:: Written request ::
Copy exactly the lines from the beginning of the data down to and including the line holding "NARROW = ['Liberation", without any pictures.

════

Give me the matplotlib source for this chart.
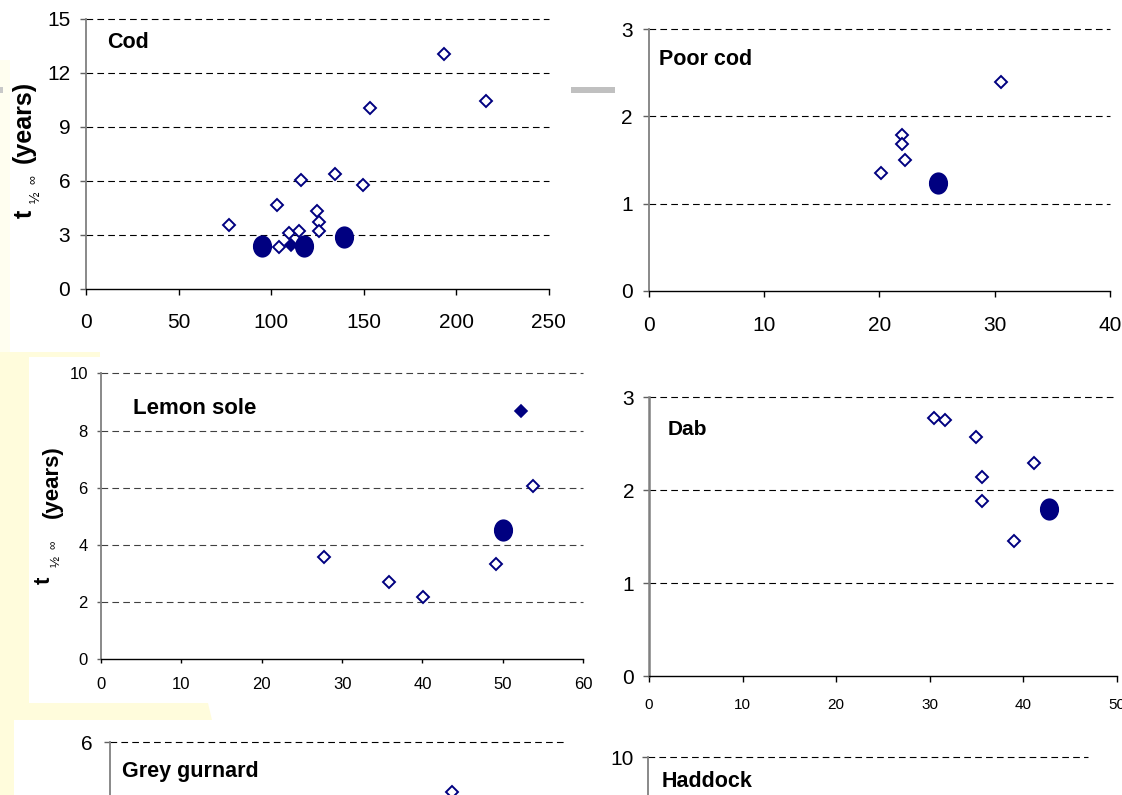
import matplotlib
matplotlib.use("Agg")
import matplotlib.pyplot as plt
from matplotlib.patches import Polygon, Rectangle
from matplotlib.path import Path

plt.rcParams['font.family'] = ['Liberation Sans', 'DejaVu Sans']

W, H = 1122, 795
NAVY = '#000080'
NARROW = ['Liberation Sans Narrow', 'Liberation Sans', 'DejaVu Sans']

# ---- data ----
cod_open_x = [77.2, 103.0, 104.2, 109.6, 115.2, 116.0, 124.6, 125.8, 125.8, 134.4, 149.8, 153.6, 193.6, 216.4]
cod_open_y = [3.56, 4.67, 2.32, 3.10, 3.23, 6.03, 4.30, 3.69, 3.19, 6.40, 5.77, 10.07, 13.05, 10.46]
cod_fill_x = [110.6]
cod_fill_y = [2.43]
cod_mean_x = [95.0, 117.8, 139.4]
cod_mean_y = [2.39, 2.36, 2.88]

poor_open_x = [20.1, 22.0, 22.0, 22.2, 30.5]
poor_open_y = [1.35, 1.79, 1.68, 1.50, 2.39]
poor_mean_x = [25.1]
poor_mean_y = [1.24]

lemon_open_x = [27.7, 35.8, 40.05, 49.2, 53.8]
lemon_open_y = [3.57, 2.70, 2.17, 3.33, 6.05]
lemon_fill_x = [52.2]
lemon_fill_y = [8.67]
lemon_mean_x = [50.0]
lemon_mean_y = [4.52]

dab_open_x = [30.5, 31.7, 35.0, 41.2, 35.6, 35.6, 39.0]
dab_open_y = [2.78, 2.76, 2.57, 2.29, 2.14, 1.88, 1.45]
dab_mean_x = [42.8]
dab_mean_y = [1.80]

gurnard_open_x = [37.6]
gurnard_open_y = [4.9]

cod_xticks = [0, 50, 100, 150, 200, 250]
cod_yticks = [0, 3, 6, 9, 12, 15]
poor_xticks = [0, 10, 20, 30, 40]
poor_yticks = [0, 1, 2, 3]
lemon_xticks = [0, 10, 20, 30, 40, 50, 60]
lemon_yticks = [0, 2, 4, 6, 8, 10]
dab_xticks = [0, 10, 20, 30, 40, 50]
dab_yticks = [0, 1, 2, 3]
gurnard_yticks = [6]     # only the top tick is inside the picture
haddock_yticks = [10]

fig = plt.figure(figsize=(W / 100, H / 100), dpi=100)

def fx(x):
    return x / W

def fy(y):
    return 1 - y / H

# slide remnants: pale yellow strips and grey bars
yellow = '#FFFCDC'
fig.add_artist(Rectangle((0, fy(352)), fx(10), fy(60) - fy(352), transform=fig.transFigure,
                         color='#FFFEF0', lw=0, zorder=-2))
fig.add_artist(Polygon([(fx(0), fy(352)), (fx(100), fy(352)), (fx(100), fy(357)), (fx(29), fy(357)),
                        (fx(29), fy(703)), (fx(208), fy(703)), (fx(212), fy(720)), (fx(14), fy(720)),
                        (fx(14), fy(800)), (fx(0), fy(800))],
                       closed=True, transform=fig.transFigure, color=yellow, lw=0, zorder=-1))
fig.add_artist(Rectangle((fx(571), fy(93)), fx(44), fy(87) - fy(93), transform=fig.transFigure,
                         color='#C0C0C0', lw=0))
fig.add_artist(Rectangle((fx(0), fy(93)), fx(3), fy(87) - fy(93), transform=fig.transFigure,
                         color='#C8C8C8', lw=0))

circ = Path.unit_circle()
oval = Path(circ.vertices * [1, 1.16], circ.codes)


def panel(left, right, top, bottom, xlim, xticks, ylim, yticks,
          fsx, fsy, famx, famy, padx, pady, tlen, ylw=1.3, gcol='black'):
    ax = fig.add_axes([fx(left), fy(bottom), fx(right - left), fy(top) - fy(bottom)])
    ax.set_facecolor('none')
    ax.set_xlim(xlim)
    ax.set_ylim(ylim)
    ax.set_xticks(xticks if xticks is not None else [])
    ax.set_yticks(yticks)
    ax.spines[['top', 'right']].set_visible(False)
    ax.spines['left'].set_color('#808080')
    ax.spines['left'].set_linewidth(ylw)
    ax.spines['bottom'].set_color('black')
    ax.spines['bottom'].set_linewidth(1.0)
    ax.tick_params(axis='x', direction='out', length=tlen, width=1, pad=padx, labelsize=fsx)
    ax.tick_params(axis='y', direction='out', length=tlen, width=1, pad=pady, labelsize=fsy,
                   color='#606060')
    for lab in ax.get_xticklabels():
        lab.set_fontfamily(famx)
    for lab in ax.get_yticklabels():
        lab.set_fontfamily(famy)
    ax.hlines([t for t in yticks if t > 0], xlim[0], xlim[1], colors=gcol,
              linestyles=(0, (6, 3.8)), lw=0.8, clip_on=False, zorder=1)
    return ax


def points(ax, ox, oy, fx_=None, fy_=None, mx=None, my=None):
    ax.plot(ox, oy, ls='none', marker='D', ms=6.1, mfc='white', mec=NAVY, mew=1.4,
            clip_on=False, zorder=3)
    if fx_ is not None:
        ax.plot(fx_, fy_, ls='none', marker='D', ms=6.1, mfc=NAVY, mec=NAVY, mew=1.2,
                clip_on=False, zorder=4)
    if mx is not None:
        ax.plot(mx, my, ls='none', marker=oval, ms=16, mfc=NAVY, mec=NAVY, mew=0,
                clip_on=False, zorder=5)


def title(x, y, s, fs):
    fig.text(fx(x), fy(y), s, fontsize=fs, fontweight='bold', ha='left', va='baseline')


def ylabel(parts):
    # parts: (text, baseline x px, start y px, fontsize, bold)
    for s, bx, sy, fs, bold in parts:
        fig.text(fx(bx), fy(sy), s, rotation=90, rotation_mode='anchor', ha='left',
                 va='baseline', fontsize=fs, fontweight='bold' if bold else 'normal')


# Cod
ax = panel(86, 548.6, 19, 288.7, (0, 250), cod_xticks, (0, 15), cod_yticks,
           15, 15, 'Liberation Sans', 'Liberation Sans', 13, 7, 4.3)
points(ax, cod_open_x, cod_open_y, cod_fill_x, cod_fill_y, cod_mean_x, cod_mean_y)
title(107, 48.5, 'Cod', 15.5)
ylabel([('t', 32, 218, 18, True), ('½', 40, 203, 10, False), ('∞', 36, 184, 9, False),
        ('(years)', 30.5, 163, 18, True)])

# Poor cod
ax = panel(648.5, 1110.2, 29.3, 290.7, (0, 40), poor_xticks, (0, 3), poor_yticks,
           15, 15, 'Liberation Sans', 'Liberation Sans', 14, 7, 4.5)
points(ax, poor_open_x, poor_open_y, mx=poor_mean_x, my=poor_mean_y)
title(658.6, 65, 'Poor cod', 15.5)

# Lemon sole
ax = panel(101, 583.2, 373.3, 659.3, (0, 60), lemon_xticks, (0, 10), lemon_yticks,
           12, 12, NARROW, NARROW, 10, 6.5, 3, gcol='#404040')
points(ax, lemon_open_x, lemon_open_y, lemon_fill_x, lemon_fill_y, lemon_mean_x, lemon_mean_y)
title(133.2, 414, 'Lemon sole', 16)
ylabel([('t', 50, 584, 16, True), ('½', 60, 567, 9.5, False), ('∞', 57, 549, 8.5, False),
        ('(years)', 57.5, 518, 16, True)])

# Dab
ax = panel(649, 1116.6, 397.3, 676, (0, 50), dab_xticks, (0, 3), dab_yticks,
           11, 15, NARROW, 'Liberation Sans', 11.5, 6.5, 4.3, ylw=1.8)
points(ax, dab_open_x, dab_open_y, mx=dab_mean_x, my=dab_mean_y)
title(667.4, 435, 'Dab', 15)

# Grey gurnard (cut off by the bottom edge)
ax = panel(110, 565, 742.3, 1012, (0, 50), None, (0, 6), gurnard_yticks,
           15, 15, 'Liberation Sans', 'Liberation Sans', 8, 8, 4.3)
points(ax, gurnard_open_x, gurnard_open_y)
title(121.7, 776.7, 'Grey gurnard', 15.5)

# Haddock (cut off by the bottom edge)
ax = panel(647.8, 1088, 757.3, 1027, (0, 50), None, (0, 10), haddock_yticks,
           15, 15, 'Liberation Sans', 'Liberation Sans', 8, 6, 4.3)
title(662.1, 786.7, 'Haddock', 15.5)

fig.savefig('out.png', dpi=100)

════

:: Output of the task ::
Give me the matplotlib source for this chart.
import matplotlib
matplotlib.use("Agg")
import matplotlib.pyplot as plt
from matplotlib.patches import Polygon, Rectangle
from matplotlib.path import Path

plt.rcParams['font.family'] = ['Liberation Sans', 'DejaVu Sans']

W, H = 1122, 795
NAVY = '#000080'
NARROW = ['Liberation Sans Narrow', 'Liberation Sans', 'DejaVu Sans']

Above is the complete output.